Migrating the database layer remains a key challenge when moving a software system to a new cloud provider. The database is often very large, poorly documented, and used to store business-critical information. Most cloud providers offer a variety of services for hosting databases and the most suitable choice depends on the database size, workload, performance requirements, cost, and future business plans. Current approaches do not support this decision-making process, leading to errors and inaccurate comparisons between database migration options. The heterogeneity of databases and clouds means organisations often have to develop their own ad-hoc process to compare the suitability of cloud services for their system. This is time consuming, error prone, and costly. This thesis contributes to addressing these issues by introducing a three-phase methodology for evaluating cloud database migration options. The first phase defines the planning activities, such as, considering downtime tolerance, existing infrastructure, and information sources. The second phase is a novel method for modelling the structure and the workload of the database being migrated. This addresses database heterogeneity by using a multi-dialect SQL grammar and annotated text-to-model transformations.
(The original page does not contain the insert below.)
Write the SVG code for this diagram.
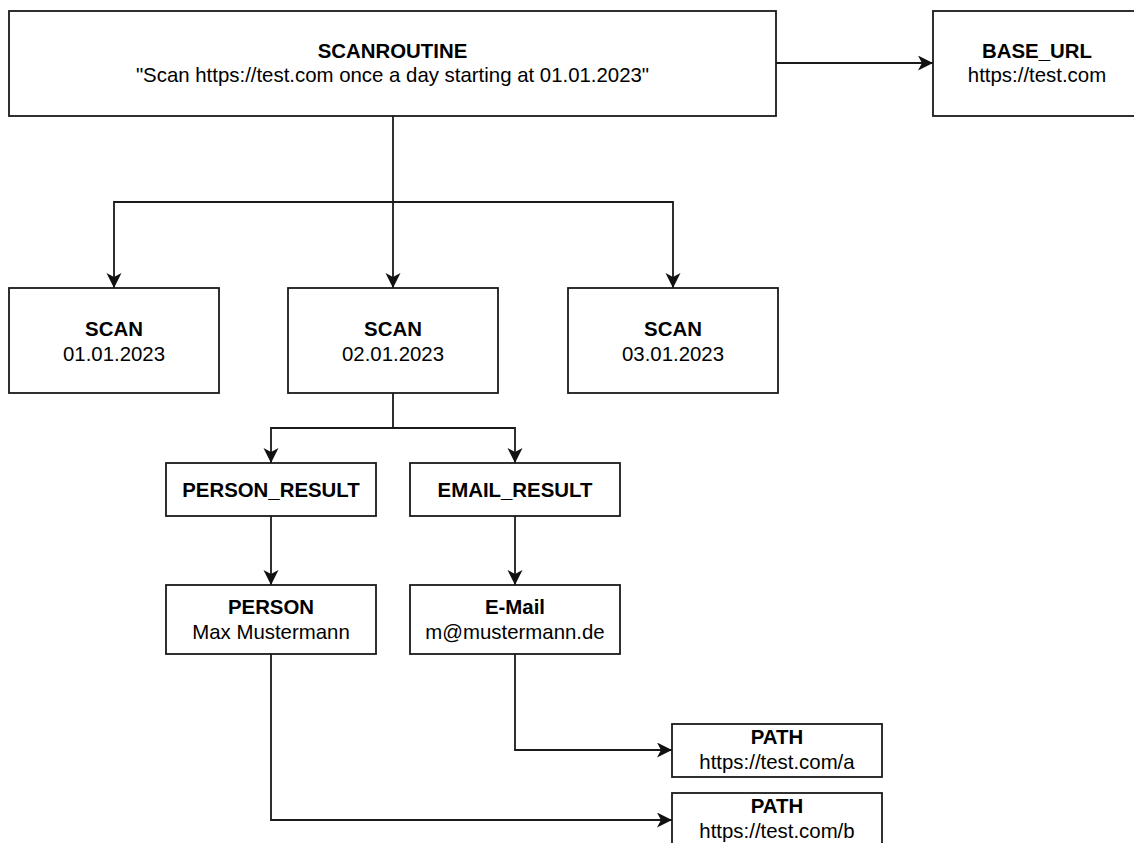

The final phase consumes the models from the second and uses discrete-event simulation to predict migration cost, data transfer duration, and cloud running costs. This involved the extension of the existing CloudSim framework to simulate the data transfer to a new cloud database. An extensive evaluation was performed to assess the effectiveness of each phase of the methodology and of the tools developed to automate their main steps. The modelling phase was applied to 15 real-world systems, and compared to the leading approach there was a substantial improvement in: performance, model completeness, extensibility, and SQL support. The complete methodology was applied to four migrations of two real-world systems. The results from this showed that the methodology provided significantly improved accuracy over existing approaches.